Sonnet, by Billy Collins

All we need is fourteen lines, well, thirteen now,
and after this one just a dozen
to launch a little ship on love's storm-tossed seas,
then only ten more left like rows of beans.
How easily it goes unless you get Elizabethan
and insist the iambic bongos must be played
and rhymes positioned at the ends of lines,
one for every station of the cross.
But hang on here while we make the turn
into the final six where all will be resolved,
where longing and heartache will find an end,
where Laura will tell Petrarch to put down his pen,
take off those crazy medieval tights,
blow out the lights, and come at last to bed.
 
*No words of mine could ever convey the same feelings
of deep love, affectation and admiration that is contained in this wonderfully expressive poem…….. I am lost for words! *
*Australian Love Poem
*
*Of course I love ya darlin'
You're a bloody top-notch bird
And when I say you're gorgeous
I mean every f___in' word *

So ya bum is on the big side
I don't mind a bit of flab
It means that when I'm ready
There's somethin' there to grab

So your belly isn't flat no more
I tell ya, I don't care
So long as when I cuddle ya
I can get my arms round there

No Sheila who is your age
Has nice round perky breasts
They just gave in to gravity
But I know ya did ya best

I'm tellin' ya the truth now
I never tell ya lies
I think it’s very sexy
That you've got dimples on ya thighs

I swear on me nanna's grave now
The moment that we met
I thought you was as good as
I was ever gonna get

No matter what u look like
I'll always love ya dear
Now shut up while the cricket’s on
And fetch another beer..*
.
.
*[ Kinda brings a lump to the throat don't it.. !! ]*
 
Anything from e.e. cummings is always appreciated.
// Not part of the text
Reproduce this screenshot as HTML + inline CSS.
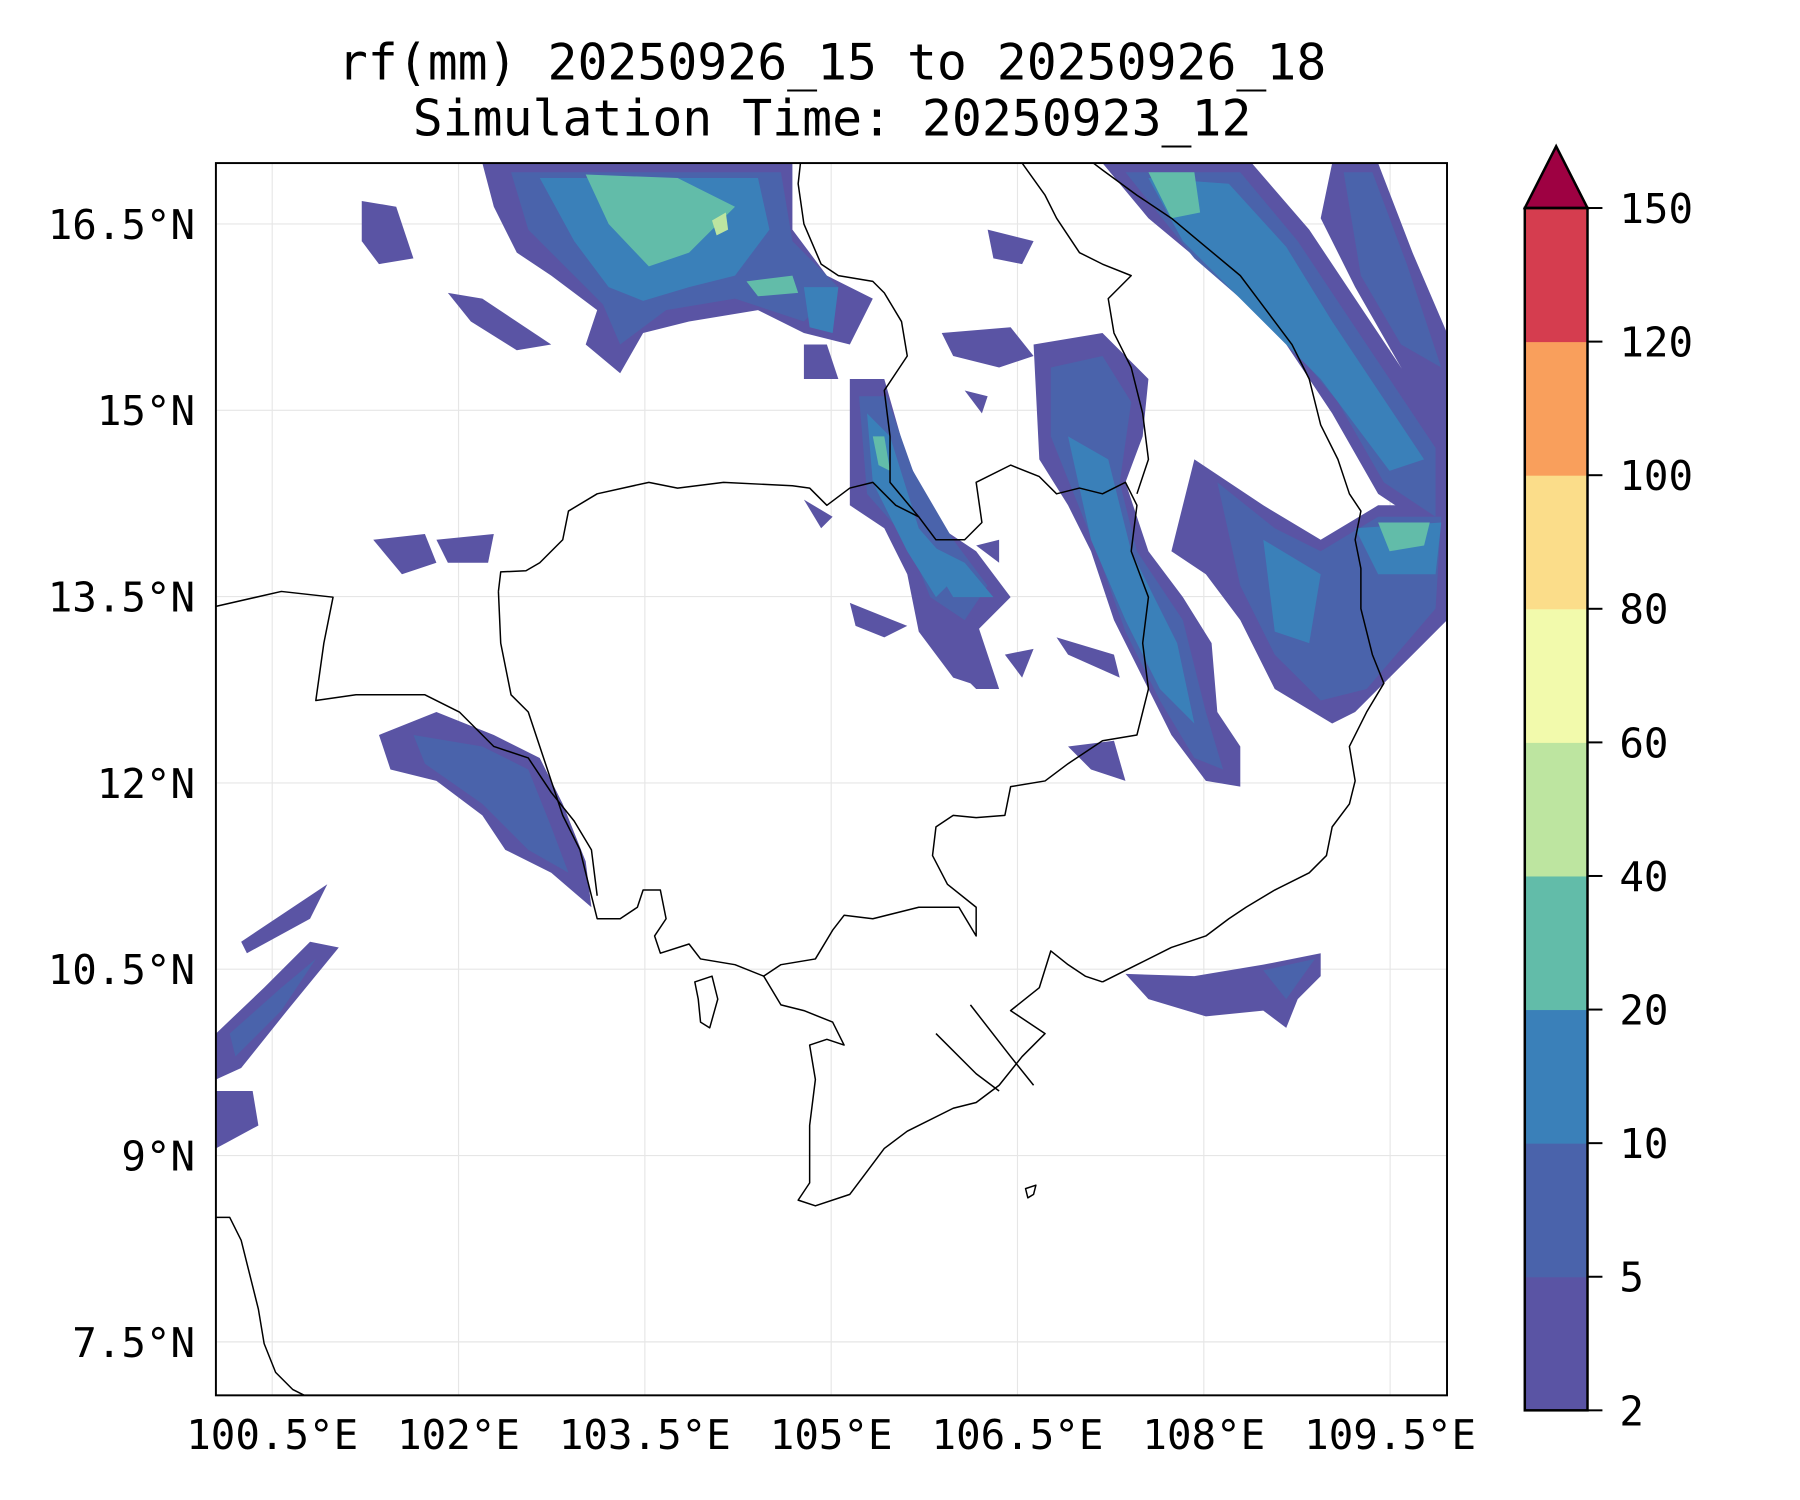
<!DOCTYPE html>
<html><head><meta charset="utf-8"><style>
html,body{margin:0;padding:0;background:#fff;}
svg{display:block;font-family:"DejaVu Sans Mono","Liberation Mono",monospace;}
</style></head><body>
<svg id="fig" width="1800" height="1500" viewBox="0 0 1800 1500" xmlns="http://www.w3.org/2000/svg">
<rect width="1800" height="1500" fill="#fff"/>
<g transform="scale(0.9953)">
<text x="836" y="80" font-size="50" text-anchor="middle">rf(mm) 20250926_15 to 20250926_18</text>
<text x="836" y="136" font-size="50" text-anchor="middle">Simulation Time: 20250923_12</text>
<defs><clipPath id="clipMap"><rect x="188" y="142" width="1072" height="1073"/></clipPath></defs>
<g id="map" transform="scale(1.15385)">
 <g id="grid"></g>
 <g clip-path="url(#clipMap)">
  <g fill="#5a54a4">
   <polygon points="420,142 690,142 690,200 720,240 760,260 740,300 700,290 660,270 600,280 560,290 540,325 510,300 520,270 480,240 450,220 430,180"/>
   <polygon points="960,142 1090,142 1140,200 1180,260 1260,380 1260,470 1200,430 1160,360 1120,300 1060,240 1000,190"/>
   <polygon points="1160,142 1200,142 1230,220 1260,290 1260,400 1220,320 1180,250 1150,190"/>
   <polygon points="900,300 960,290 1000,330 995,380 980,420 1000,480 1030,520 1055,560 1060,620 1080,650 1080,685 1050,680 1020,640 1000,600 970,540 950,480 930,440 905,400"/>
   <polygon points="1040,400 1100,440 1150,470 1200,440 1260,440 1260,540 1230,570 1180,620 1160,630 1110,600 1080,540 1050,500 1020,480"/>
   <polygon points="740,330 770,330 790,400 820,460 850,480 880,520 860,540 840,560 860,600 830,590 800,550 790,500 770,460 740,440 740,390"/>
   <polygon points="330,640 380,620 430,640 470,660 490,700 510,750 515,790 480,760 440,740 420,710 380,680 340,670"/>
   <polygon points="188,900 230,860 270,820 295,825 250,880 210,930 188,940"/>
   <polygon points="188,950 220,950 225,980 188,1000"/>
   <polygon points="210,820 285,770 270,800 215,830"/>
   <polygon points="980,848 1040,850 1100,840 1150,830 1150,850 1130,870 1120,895 1100,880 1050,885 1000,870"/>
   <polygon points="325,470 370,465 380,490 350,500"/>
   <polygon points="380,470 430,465 425,490 390,490"/>
   <polygon points="740,525 790,545 770,555 745,545"/>
   <polygon points="850,475 870,470 870,490"/>
   <polygon points="840,340 860,345 855,360"/>
   <polygon points="920,555 970,570 975,590 930,570"/>
   <polygon points="875,570 900,565 890,590"/>
   <polygon points="930,650 970,645 980,680 950,670"/>
   <polygon points="700,435 725,450 715,460"/>
   <polygon points="315,175 345,180 360,225 330,230 315,210"/>
   <polygon points="390,255 420,260 480,300 450,305 410,280"/>
   <polygon points="700,300 720,300 730,330 700,330"/>
   <polygon points="820,290 880,285 900,310 870,320 830,310"/>
   <polygon points="860,200 900,210 890,230 865,225"/>
   <polygon points="800,520 850,540 870,600 850,600 820,570"/>
  </g>
  <g fill="#4a63ab">
   <polygon points="445,150 680,150 690,210 730,250 700,280 640,260 580,270 540,300 525,265 490,230 460,200"/>
   <polygon points="980,150 1080,150 1130,210 1170,270 1250,390 1250,450 1205,420 1165,350 1115,290 1040,225"/>
   <polygon points="1170,150 1195,150 1225,230 1255,320 1220,300 1185,240"/>
   <polygon points="915,320 960,310 985,350 975,420 990,480 1030,540 1050,620 1065,670 1040,660 1010,610 980,550 955,480 935,430 915,380"/>
   <polygon points="1060,420 1110,460 1150,480 1200,450 1255,450 1250,530 1190,600 1150,610 1110,570 1080,510"/>
   <polygon points="748,345 772,345 795,410 830,470 860,510 840,540 810,520 790,470 755,430"/>
   <polygon points="360,640 420,650 460,670 480,720 495,760 460,740 420,700 370,665"/>
   <polygon points="200,900 245,860 275,835 245,880 205,920"/>
   <polygon points="1100,845 1145,835 1120,870"/>
  </g>
  <g fill="#3a80b9">
   <polygon points="470,155 660,155 670,200 640,240 600,250 560,262 530,250 500,210"/>
   <polygon points="1000,155 1070,160 1120,215 1160,280 1240,400 1210,410 1150,330 1090,270 1030,210"/>
   <polygon points="930,380 965,400 985,480 1025,560 1040,630 1010,600 980,540 950,470"/>
   <polygon points="1180,460 1255,455 1250,500 1200,500"/>
   <polygon points="1100,470 1150,500 1140,560 1110,550"/>
   <polygon points="755,360 775,380 800,460 835,500 815,520 790,480 760,420"/>
   <polygon points="800,470 840,490 865,520 830,520"/>
   <polygon points="700,250 730,250 725,290 705,285"/>
  </g>
  <g fill="#62bca9">
   <polygon points="510,152 590,155 640,180 600,220 565,232 530,195"/>
   <polygon points="1000,150 1040,150 1045,185 1020,190"/>
   <polygon points="1200,455 1245,455 1240,475 1210,480"/>
   <polygon points="650,245 690,240 695,255 660,258"/>
   <polygon points="760,380 770,380 775,410 765,405"/>
  </g>
  <g fill="#bde5a0">
   <polygon points="620,192 632,185 634,200 624,205"/>
  </g>
 </g>
 <g fill="none" stroke="#000" stroke-width="1.3" stroke-linejoin="round" clip-path="url(#clipMap)">
  <polyline points="434,515 436,498 458,497 470,490 490,470 495,445 520,430 565,420 590,425 630,420 690,423 705,425 720,440 740,425 760,420 780,440 800,450 815,470 840,470 855,455 850,420 880,405 905,415 920,430 940,425 960,430 980,420 990,440 985,480 1000,520 995,560 1000,600 990,640 960,645 930,665 910,680 880,685 875,710 850,712 830,710 815,720 812,745 825,770 850,790 850,815 835,790 800,790 780,795 760,800 735,797 725,810 710,835 680,840 665,850 640,840 610,835 600,822 575,830 570,815 580,800 575,775 560,775 555,790 540,800 520,800 515,780 505,740 490,710 480,680 470,650 460,620 445,605 440,580 436,560 434,515"/>
  <polyline points="960,855 990,840 1020,825 1050,815 1070,800 1085,790 1110,775 1140,760 1155,745 1160,720 1175,700 1180,680 1175,650 1190,620 1205,595 1195,570 1185,530 1185,495 1180,470 1185,445 1175,430 1165,400 1150,370 1140,330 1125,300 1110,280 1095,260 1080,240 1050,215 1020,190 990,170 960,148 952,142"/>
  <polyline points="990,430 1000,400 995,360 985,320 970,290 965,260 985,240 960,230 940,220 920,190 910,170 890,142"/>
  <polyline points="800,450 775,420 775,380 770,340 790,310 785,280 770,255 760,245 730,240 715,230 700,195 695,160 697,142"/>
  <polyline points="188,528 245,515 290,520 282,560 275,610 310,605 370,605 400,620 430,650 460,660 480,690 500,715 515,740 520,780"/>
  <polyline points="960,855 945,850 930,840 915,828 905,860 880,880 910,900 890,920 870,945 850,960 830,965 790,985 770,1000 755,1020 740,1040 710,1050 695,1045 705,1030 705,980 710,940 705,910 720,905 735,910 725,890 700,880 680,875 665,850"/>
  <polyline points="188,1060 200,1060 210,1080 215,1100 220,1120 225,1140 230,1170 240,1195 255,1210 265,1215"/>
  <polygon points="605,855 620,850 625,870 618,895 610,890 608,870"/>
  <polyline points="845,875 880,920 900,945"/>
  <polyline points="815,900 850,935 870,950"/>
  <polygon points="893,1035 902,1032 900,1040 895,1043"/>
 </g>
 <rect x="188" y="142" width="1072" height="1073" fill="none" stroke="#000" stroke-width="1.7"/>
</g>
<g id="axisLabels" font-size="41"></g>
<g id="cbar"></g>
</g>
<script>
var lonTicks = [100.5, 102, 103.5, 105, 106.5, 108, 109.5];
var lonLabels = ["100.5°E","102°E","103.5°E","105°E","106.5°E","108°E","109.5°E"];
var latTicks = [16.5, 15, 13.5, 12, 10.5, 9, 7.5];
var latLabels = ["16.5°N","15°N","13.5°N","12°N","10.5°N","9°N","7.5°N"];
var cbLevels = [2, 5, 10, 20, 40, 60, 80, 100, 120, 150];
var cbColors = ["#5a54a4","#4a63ab","#3a80b9","#62bca9","#bde5a0","#f2faac","#fbdd8a","#f99f5c","#d53d4f"];
var extendColor = "#9e0142";
var NS = "http://www.w3.org/2000/svg";
function mk(t, a, p){ var e=document.createElementNS(NS,t); for(var k in a) e.setAttribute(k,a[k]); p.appendChild(e); return e; }
function xOf(lon){ return 273.5 + (lon - 100.5) * 124.8; }
function yOf(lat){ return 225 + (16.5 - lat) * 124.8; }
var S = 1.15385;
var grid = document.getElementById('grid');
var lab = document.getElementById('axisLabels');
lonTicks.forEach(function(v,i){
  var l = mk('line',{x1:xOf(v)/S,x2:xOf(v)/S,y1:142,y2:1215,stroke:'#e6e6e6','stroke-width':1},grid);
  
  
  var t = mk('text',{x:xOf(v),y:1456,'text-anchor':'middle'},lab);
  t.textContent = lonLabels[i];
  
  
});
latTicks.forEach(function(v,i){
  var l = mk('line',{x1:188,x2:1260,y1:yOf(v)/S,y2:yOf(v)/S,stroke:'#e6e6e6','stroke-width':1},grid);
  
  
  var t = mk('text',{x:196,y:yOf(v)+15,'text-anchor':'end'},lab);
  t.textContent = latLabels[i];
  
  
});
var cb = document.getElementById('cbar');
var cbX = 1532, cbW = 63, cbTop = 209, cbBot = 1417;
var n = cbLevels.length - 1, h = (cbBot - cbTop) / n;
function cbY(i){ return cbBot - i * h; }
for (var i = 0; i < n; i++){
  var r = mk('rect',{x:cbX,y:cbY(i+1),width:cbW,height:h+0.5,fill:cbColors[i]},cb);
  
  
}
var tri = mk('polygon',{points:cbX+','+cbTop+' '+(cbX+cbW/2)+',147 '+(cbX+cbW)+','+cbTop,fill:extendColor,stroke:'#000','stroke-width':2.5},cb);


var fr = mk('rect',{x:cbX,y:cbTop,width:cbW,height:cbBot-cbTop,fill:'none',stroke:'#000','stroke-width':2.5},cb);


cbLevels.forEach(function(v,i){
  var tk = mk('line',{x1:cbX+cbW,x2:cbX+cbW+15,y1:cbY(i),y2:cbY(i),stroke:'#000','stroke-width':2},cb);
  
  
  var t = mk('text',{x:1627,y:cbY(i)+15,'font-size':41},cb);
  t.textContent = String(v);
  
  
});
</script>
</svg>
</body></html>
Some sonnets from "the bard"; Poe, Emily Dickenson, Hart Crane - more Americans- Whitman, Stephen Crane, Ezra Pound; older - Khalil Gibran, Omar Khayyam.
I'm certain there are many others I could name...
including this one guy I can't...
"The soulless cannot be damned, nor can they be redeemed. They're tormented as no mortals known, still revel as none dream."